Stock index futures pointed to a higher open Thursday as the rates markets continued to backtrack from the post-CPI spike in yields.
S&P futures (SPX) +0.2%, Nasdaq 100 futures (NDX:IND) +0.1% and Dow futures (INDU) +0.2% were higher.
Yields continued to slip following some dovish Fed speak on Wednesday and chances of March rate cut edged back above 10% after being close to zero after the hot retail inflation figures.
“As Chicago Fed President Goolsbee reminded markets yesterday, the Fed’s inflation goal is based on the core PCE number, and not CPI,” Deutsche Bank’s Jim Reid said. “In addition, some of the strong services CPI drivers we saw in Tuesday’s print do not enter the PCE calculation and are instead taken from the PPI.”

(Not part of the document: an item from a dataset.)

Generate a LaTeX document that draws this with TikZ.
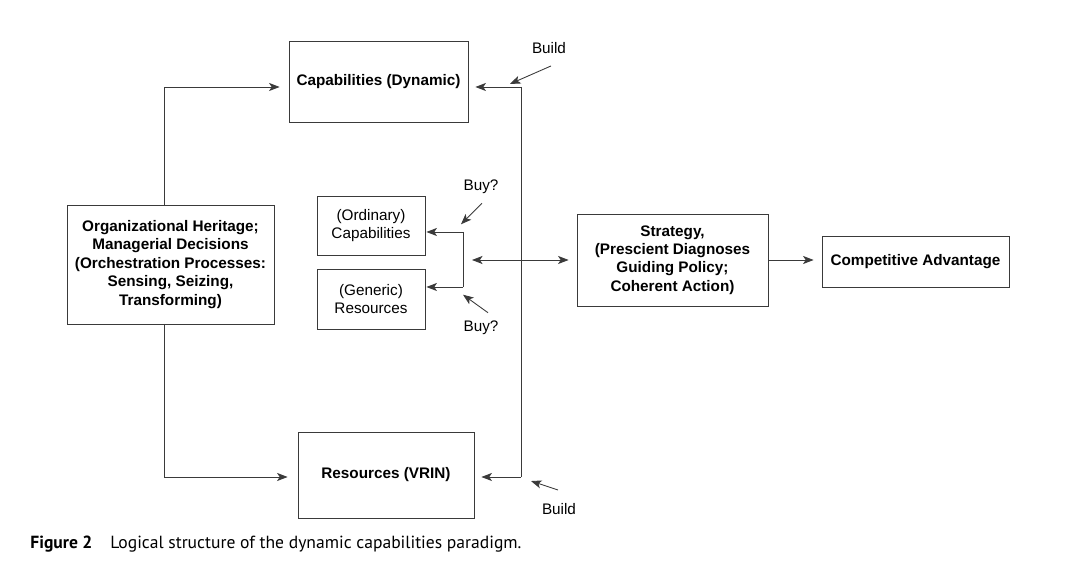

“A known dove, Goolsbee also stated ‘inflation can be (a) bit higher and still on track to 2%’ and that he does not ‘support waiting until inflation at 2%” before the Fed cuts,'” Reid added. “Whether he represents the views of the rest of the committee is open to some debate given his dovish history but for yesterday it was enough to calm the market to some degree.”
The 10-year Treasury yield (US10Y) feel 4 basis points to 4.23%. The 2-year yield (US2Y) fell 1 basis point to 4.57%.
The 10-year “tapped out on kissing 4.33% (a key technical level),” ING said. “It may well be that that is the top for this week, as Thursday likely sees a tame theme from retail sales and industrial production, and then we’re into a Friday that will feature sub-2% producer price inflation and confirmation of sub-3% inflation expectations.”
January retail sales figures arrive before the bell. The forecast is for a 0.2% decline, with core sales, ex-autos, rising 0.2%.
“US retail sales do not adjust for price changes, so auto sector price discounts may lower the headline number,” UBS’ Paul Donovan said. “Otherwise, it is foolish to short the hedonism of the US consumer; this week’s consumer price data release confirmed that middle income homeowners have strong spending power. However, aside from restaurant spending, the retail sales does not capture spending on having fun.”
At the same time weekly initial jobless claims are due. Economists expect little change at 219K.
Two Fed manufacturing measures for February also hit. The Empire State manufacturing index is seen rising to -13.7 and the Philly Fed is forecast to have risen to -8.
January industrial production is due right before the start of trading. The consensus is for a rise of 0.2%.
Business inventories for December and the February NAHB housing market index are due shortly after the start of trading.